### Data provided

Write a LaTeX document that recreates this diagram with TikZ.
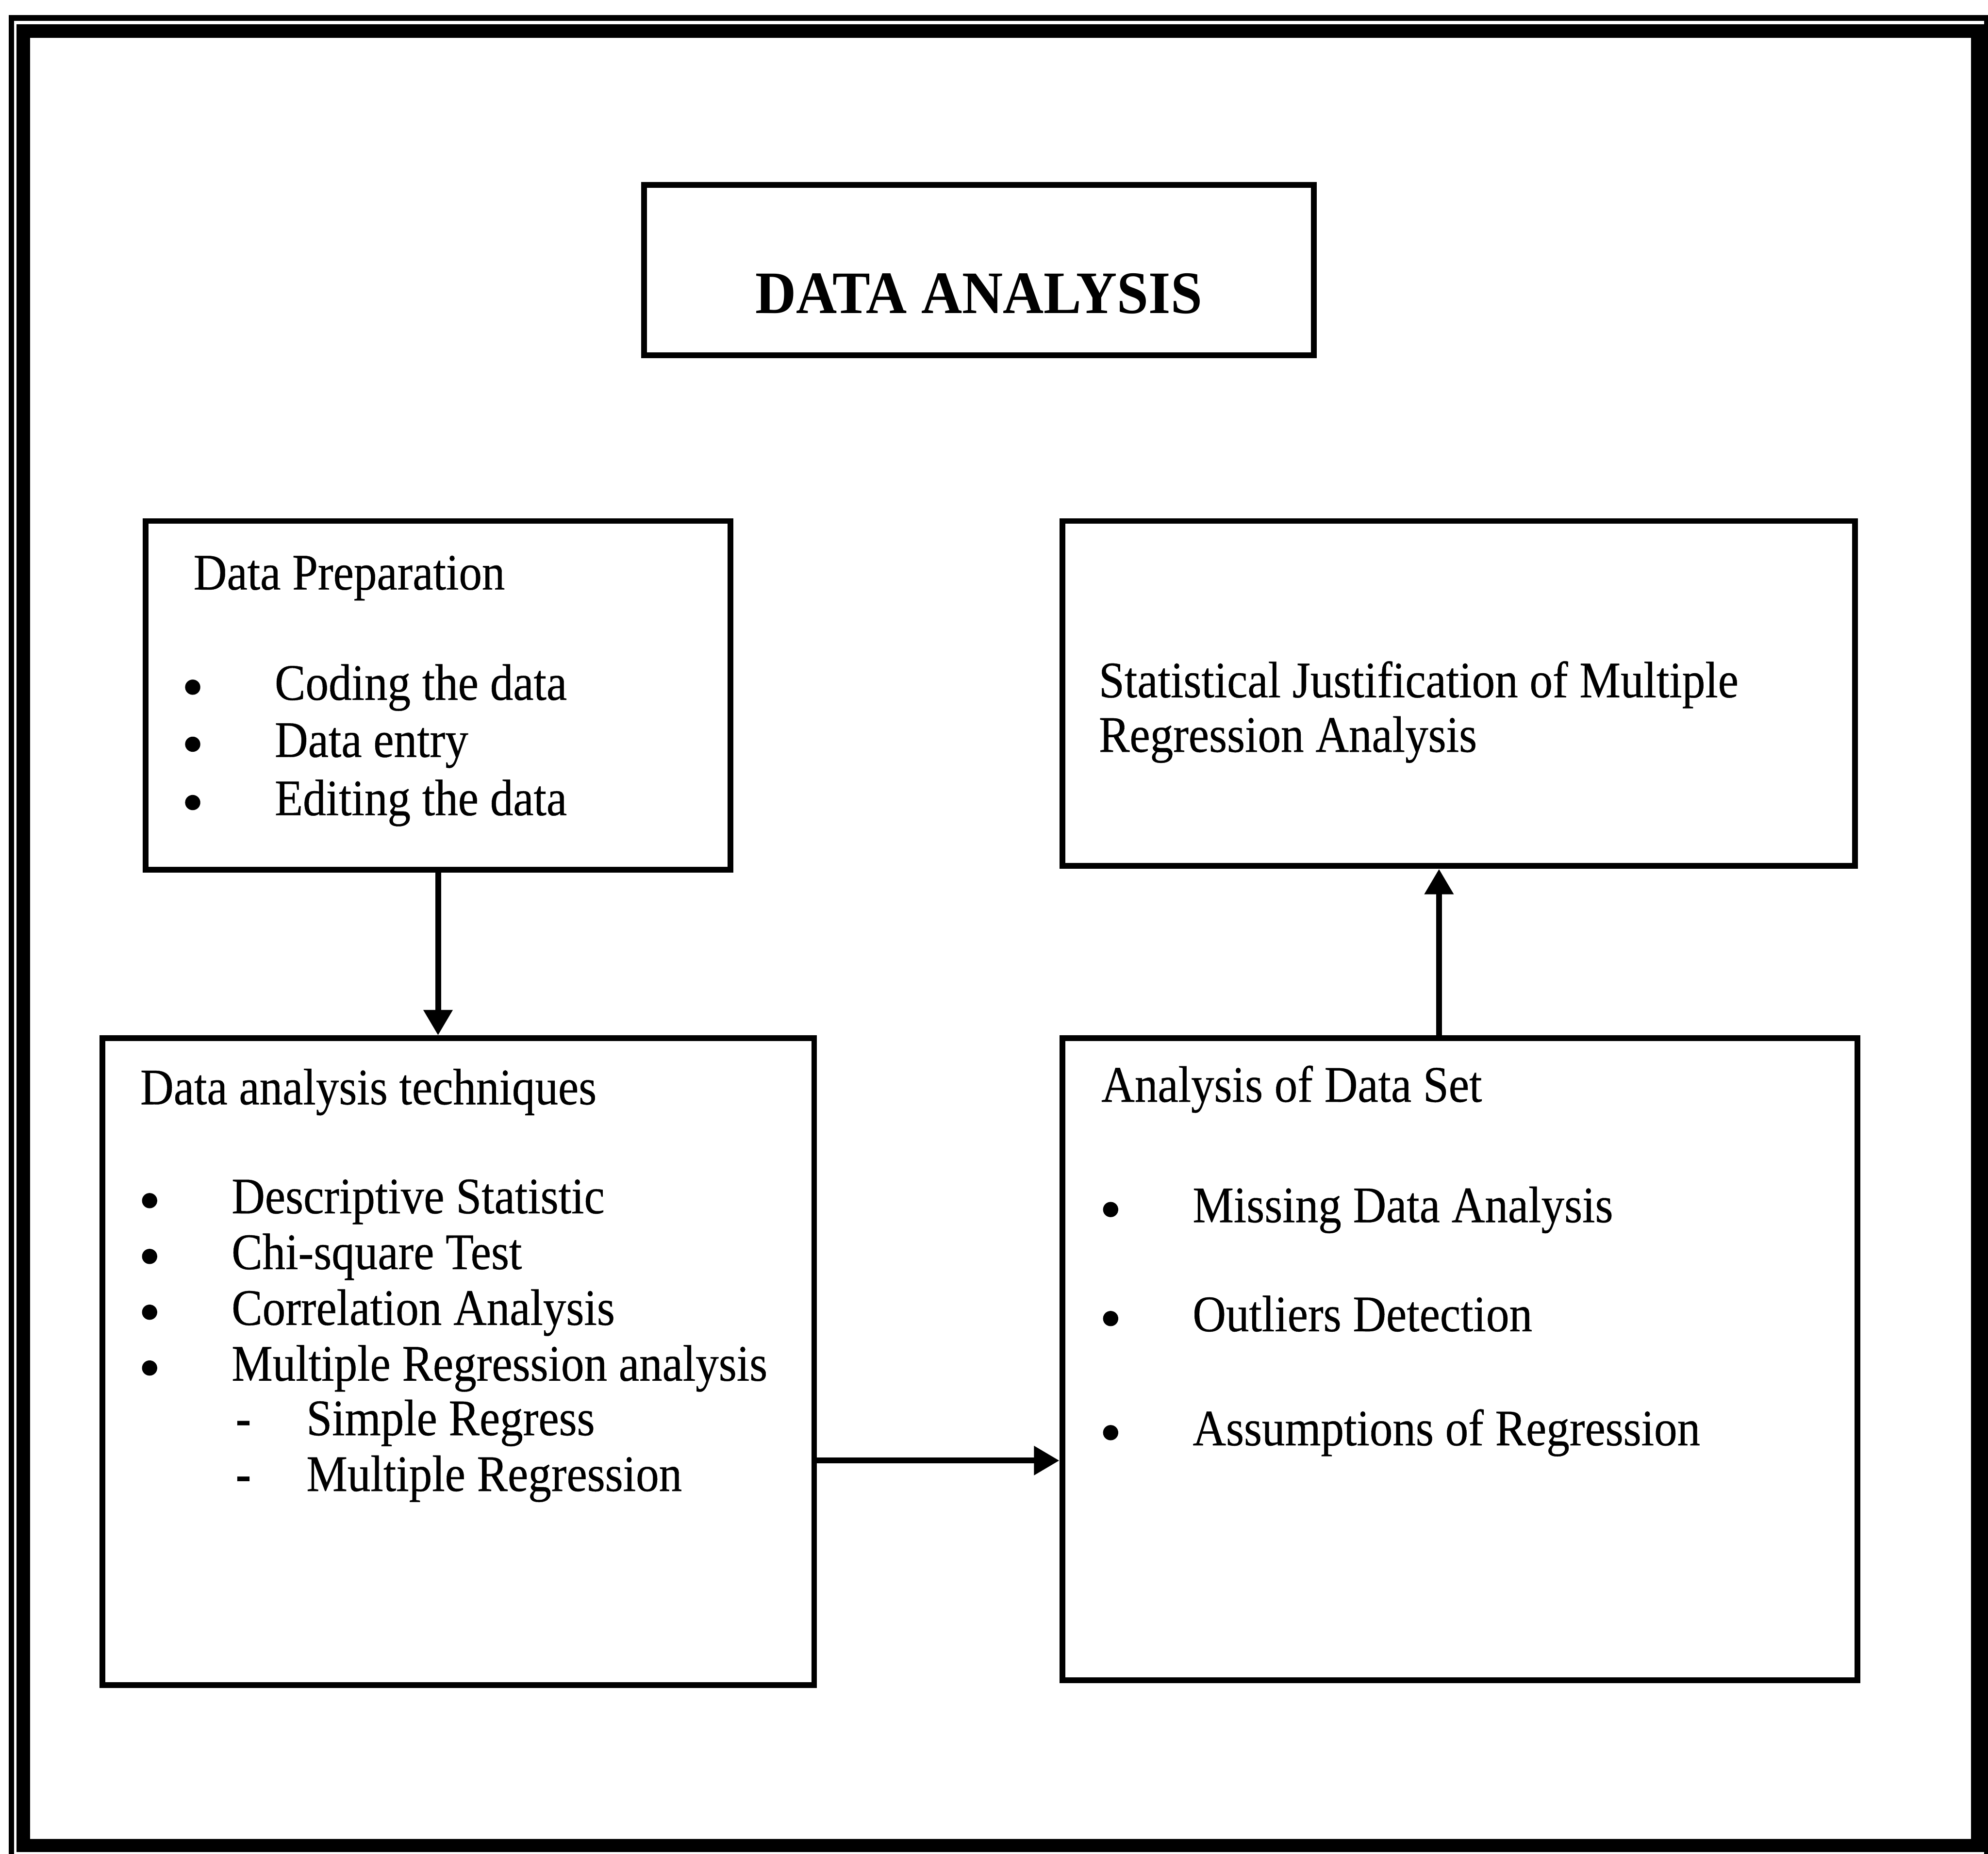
\documentclass[tikz,border=0pt]{standalone}
\usepackage{fontspec}
\setmainfont{Liberation Serif}
\newfontfamily\bodyf{Liberation Serif}[FakeStretch=0.9, FakeBold=0.4]
\newfontfamily\titlef{Liberation Serif}[FakeStretch=0.94]
\usetikzlibrary{arrows.meta}
\begin{document}
\begin{tikzpicture}[x=0.01cm,y=-0.01cm,
  box/.style={draw, line width=1.3pt, inner sep=0pt},
  txt/.style={anchor=base west, inner sep=0pt, font=\bodyf\fontsize{11.5}{13}\selectfont},
  dsh/.style={anchor=base, inner sep=0pt, font=\bodyf\bfseries\fontsize{11.5}{13}\selectfont},
  dot/.style={circle, fill, inner sep=0pt, minimum size=0.12cm},
  ttl/.style={anchor=base, inner sep=0pt, font=\titlef\bfseries\fontsize{13.5}{16}\selectfont},
  arr/.style={line width=1.3pt, -{Triangle[length=0.2cm, width=0.22cm]}}]
\useasboundingbox (0,0) rectangle (1568,1462);
\clip (0,0) rectangle (1568,1462);
% outer frame
\draw[line width=1.3pt] (9,1480) -- (9,14) -- (1567.3,14) -- (1567.3,1480);
\draw[line width=3pt] (18.4,24.4) rectangle (1560,1455.6);
% boxes
\node[box, minimum width=5.28cm, minimum height=1.34cm] (title) at (772,213) {};
\node[box, minimum width=4.61cm, minimum height=2.75cm] (prep) at (345.5,548.5) {};
\node[box, minimum width=6.25cm, minimum height=2.72cm] (stat) at (1150.5,547) {};
\node[box, minimum width=5.61cm, minimum height=5.10cm] (tech) at (361.5,1074) {};
\node[box, minimum width=6.27cm, minimum height=5.06cm] (ana) at (1151.5,1072) {};
% title
\node[ttl] (titletext) at (772,247) {DATA ANALYSIS};
% data preparation
\node[txt] (p0) at (152,465) {Data Preparation};
\node[dot] (pb1) at (152,542) {};
\node[txt] (p1) at (216,552) {Coding the data};
\node[dot] (pb2) at (152,587) {};
\node[txt] (p2) at (216,597) {Data entry};
\node[dot] (pb3) at (152,633) {};
\node[txt] (p3) at (216,643) {Editing the data};
% statistical justification
\node[txt] (s1) at (866,550) {Statistical Justification of Multiple};
\node[txt] (s2) at (866,593) {Regression Analysis};
% techniques
\node[txt] (t0) at (110,871) {Data analysis techniques};
\node[dot] (tb1) at (118,947) {};
\node[txt] (t1) at (182,957) {Descriptive Statistic};
\node[dot] (tb2) at (118,991) {};
\node[txt] (t2) at (182,1001) {Chi-square Test};
\node[dot] (tb3) at (118,1035) {};
\node[txt] (t3) at (182,1045) {Correlation Analysis};
\node[dot] (tb4) at (118,1079) {};
\node[txt] (t4) at (182,1089) {Multiple Regression analysis};
\node[dsh] (td1) at (192,1132) {-};
\node[txt] (t5) at (241,1132) {Simple Regress};
\node[dsh] (td2) at (192,1176) {-};
\node[txt] (t6) at (241,1176) {Multiple Regression};
% analysis of data set
\node[txt] (a0) at (868,869) {Analysis of Data Set};
\node[dot] (ab1) at (876,954) {};
\node[txt] (a1) at (940,964) {Missing Data Analysis};
\node[dot] (ab2) at (876,1040) {};
\node[txt] (a2) at (940,1050) {Outliers Detection};
\node[dot] (ab3) at (876,1130) {};
\node[txt] (a3) at (940,1140) {Assumptions of Regression};
% connectors
\coordinate (upx) at (1135,0);
\coordinate (hy) at (0,1152);
\draw[arr] (prep.south) -- (prep.south |- tech.north);
\draw[arr] (upx |- ana.north) -- (upx |- stat.south);
\draw[arr] (tech.east |- hy) -- (ana.west |- hy);
\end{tikzpicture}
\end{document}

######

| Job |
Copy the listing exactly. Any image in it stays out of the copy.

| Task solution |
Write a LaTeX document that recreates this diagram with TikZ.
\documentclass[tikz,border=0pt]{standalone}
\usepackage{fontspec}
\setmainfont{Liberation Serif}
\newfontfamily\bodyf{Liberation Serif}[FakeStretch=0.9, FakeBold=0.4]
\newfontfamily\titlef{Liberation Serif}[FakeStretch=0.94]
\usetikzlibrary{arrows.meta}
\begin{document}
\begin{tikzpicture}[x=0.01cm,y=-0.01cm,
  box/.style={draw, line width=1.3pt, inner sep=0pt},
  txt/.style={anchor=base west, inner sep=0pt, font=\bodyf\fontsize{11.5}{13}\selectfont},
  dsh/.style={anchor=base, inner sep=0pt, font=\bodyf\bfseries\fontsize{11.5}{13}\selectfont},
  dot/.style={circle, fill, inner sep=0pt, minimum size=0.12cm},
  ttl/.style={anchor=base, inner sep=0pt, font=\titlef\bfseries\fontsize{13.5}{16}\selectfont},
  arr/.style={line width=1.3pt, -{Triangle[length=0.2cm, width=0.22cm]}}]
\useasboundingbox (0,0) rectangle (1568,1462);
\clip (0,0) rectangle (1568,1462);
% outer frame
\draw[line width=1.3pt] (9,1480) -- (9,14) -- (1567.3,14) -- (1567.3,1480);
\draw[line width=3pt] (18.4,24.4) rectangle (1560,1455.6);
% boxes
\node[box, minimum width=5.28cm, minimum height=1.34cm] (title) at (772,213) {};
\node[box, minimum width=4.61cm, minimum height=2.75cm] (prep) at (345.5,548.5) {};
\node[box, minimum width=6.25cm, minimum height=2.72cm] (stat) at (1150.5,547) {};
\node[box, minimum width=5.61cm, minimum height=5.10cm] (tech) at (361.5,1074) {};
\node[box, minimum width=6.27cm, minimum height=5.06cm] (ana) at (1151.5,1072) {};
% title
\node[ttl] (titletext) at (772,247) {DATA ANALYSIS};
% data preparation
\node[txt] (p0) at (152,465) {Data Preparation};
\node[dot] (pb1) at (152,542) {};
\node[txt] (p1) at (216,552) {Coding the data};
\node[dot] (pb2) at (152,587) {};
\node[txt] (p2) at (216,597) {Data entry};
\node[dot] (pb3) at (152,633) {};
\node[txt] (p3) at (216,643) {Editing the data};
% statistical justification
\node[txt] (s1) at (866,550) {Statistical Justification of Multiple};
\node[txt] (s2) at (866,593) {Regression Analysis};
% techniques
\node[txt] (t0) at (110,871) {Data analysis techniques};
\node[dot] (tb1) at (118,947) {};
\node[txt] (t1) at (182,957) {Descriptive Statistic};
\node[dot] (tb2) at (118,991) {};
\node[txt] (t2) at (182,1001) {Chi-square Test};
\node[dot] (tb3) at (118,1035) {};
\node[txt] (t3) at (182,1045) {Correlation Analysis};
\node[dot] (tb4) at (118,1079) {};
\node[txt] (t4) at (182,1089) {Multiple Regression analysis};
\node[dsh] (td1) at (192,1132) {-};
\node[txt] (t5) at (241,1132) {Simple Regress};
\node[dsh] (td2) at (192,1176) {-};
\node[txt] (t6) at (241,1176) {Multiple Regression};
% analysis of data set
\node[txt] (a0) at (868,869) {Analysis of Data Set};
\node[dot] (ab1) at (876,954) {};
\node[txt] (a1) at (940,964) {Missing Data Analysis};
\node[dot] (ab2) at (876,1040) {};
\node[txt] (a2) at (940,1050) {Outliers Detection};
\node[dot] (ab3) at (876,1130) {};
\node[txt] (a3) at (940,1140) {Assumptions of Regression};
% connectors
\coordinate (upx) at (1135,0);
\coordinate (hy) at (0,1152);
\draw[arr] (prep.south) -- (prep.south |- tech.north);
\draw[arr] (upx |- ana.north) -- (upx |- stat.south);
\draw[arr] (tech.east |- hy) -- (ana.west |- hy);
\end{tikzpicture}
\end{document}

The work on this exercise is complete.